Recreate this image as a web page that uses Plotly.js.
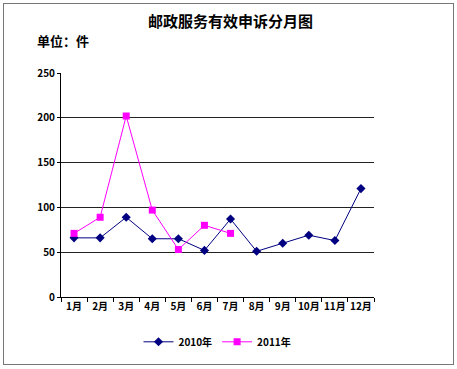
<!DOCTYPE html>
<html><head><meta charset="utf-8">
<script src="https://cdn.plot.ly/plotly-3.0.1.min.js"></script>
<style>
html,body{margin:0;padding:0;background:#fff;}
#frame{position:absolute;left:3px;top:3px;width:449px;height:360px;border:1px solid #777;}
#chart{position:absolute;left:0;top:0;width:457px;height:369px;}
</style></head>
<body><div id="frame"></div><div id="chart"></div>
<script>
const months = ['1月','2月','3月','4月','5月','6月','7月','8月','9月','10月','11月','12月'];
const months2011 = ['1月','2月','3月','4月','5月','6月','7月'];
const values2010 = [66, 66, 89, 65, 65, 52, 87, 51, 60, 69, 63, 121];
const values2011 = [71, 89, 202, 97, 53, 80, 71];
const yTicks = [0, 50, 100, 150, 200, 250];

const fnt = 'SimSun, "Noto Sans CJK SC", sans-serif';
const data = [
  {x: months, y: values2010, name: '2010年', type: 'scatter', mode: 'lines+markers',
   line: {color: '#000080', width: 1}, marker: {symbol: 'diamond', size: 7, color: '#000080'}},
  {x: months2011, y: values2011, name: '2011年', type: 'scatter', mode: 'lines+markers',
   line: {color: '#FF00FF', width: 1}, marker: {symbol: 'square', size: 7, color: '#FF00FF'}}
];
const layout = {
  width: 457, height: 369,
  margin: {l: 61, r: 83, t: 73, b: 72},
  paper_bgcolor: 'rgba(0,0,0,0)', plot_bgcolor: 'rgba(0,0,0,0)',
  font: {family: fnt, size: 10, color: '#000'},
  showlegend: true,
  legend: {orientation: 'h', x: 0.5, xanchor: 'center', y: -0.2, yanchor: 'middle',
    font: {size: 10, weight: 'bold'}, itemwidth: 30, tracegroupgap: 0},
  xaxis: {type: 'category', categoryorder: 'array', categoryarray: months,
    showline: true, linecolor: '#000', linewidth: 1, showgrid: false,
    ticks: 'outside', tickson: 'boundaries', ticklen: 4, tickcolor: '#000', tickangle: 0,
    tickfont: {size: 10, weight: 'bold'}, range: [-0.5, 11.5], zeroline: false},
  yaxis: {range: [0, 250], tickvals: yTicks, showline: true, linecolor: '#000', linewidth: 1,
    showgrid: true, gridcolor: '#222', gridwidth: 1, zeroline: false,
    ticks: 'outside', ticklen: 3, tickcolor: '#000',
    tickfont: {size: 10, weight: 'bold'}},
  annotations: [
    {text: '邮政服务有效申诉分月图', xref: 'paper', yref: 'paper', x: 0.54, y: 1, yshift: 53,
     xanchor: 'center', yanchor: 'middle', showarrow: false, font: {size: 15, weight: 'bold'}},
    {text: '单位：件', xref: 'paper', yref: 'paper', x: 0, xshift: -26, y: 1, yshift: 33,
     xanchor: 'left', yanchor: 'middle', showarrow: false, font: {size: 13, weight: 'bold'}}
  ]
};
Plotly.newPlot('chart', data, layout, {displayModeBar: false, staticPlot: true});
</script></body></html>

DIRECTIONS:
Write out the lines from the start of the material to the line with "const yTicks = [0, 50, 100, 150, 200, 250];", inclusive and exactly. Skip the pictures.

COMPLETE ANSWER:
Recreate this image as a web page that uses Plotly.js.
<!DOCTYPE html>
<html><head><meta charset="utf-8">
<script src="https://cdn.plot.ly/plotly-3.0.1.min.js"></script>
<style>
html,body{margin:0;padding:0;background:#fff;}
#frame{position:absolute;left:3px;top:3px;width:449px;height:360px;border:1px solid #777;}
#chart{position:absolute;left:0;top:0;width:457px;height:369px;}
</style></head>
<body><div id="frame"></div><div id="chart"></div>
<script>
const months = ['1月','2月','3月','4月','5月','6月','7月','8月','9月','10月','11月','12月'];
const months2011 = ['1月','2月','3月','4月','5月','6月','7月'];
const values2010 = [66, 66, 89, 65, 65, 52, 87, 51, 60, 69, 63, 121];
const values2011 = [71, 89, 202, 97, 53, 80, 71];
const yTicks = [0, 50, 100, 150, 200, 250];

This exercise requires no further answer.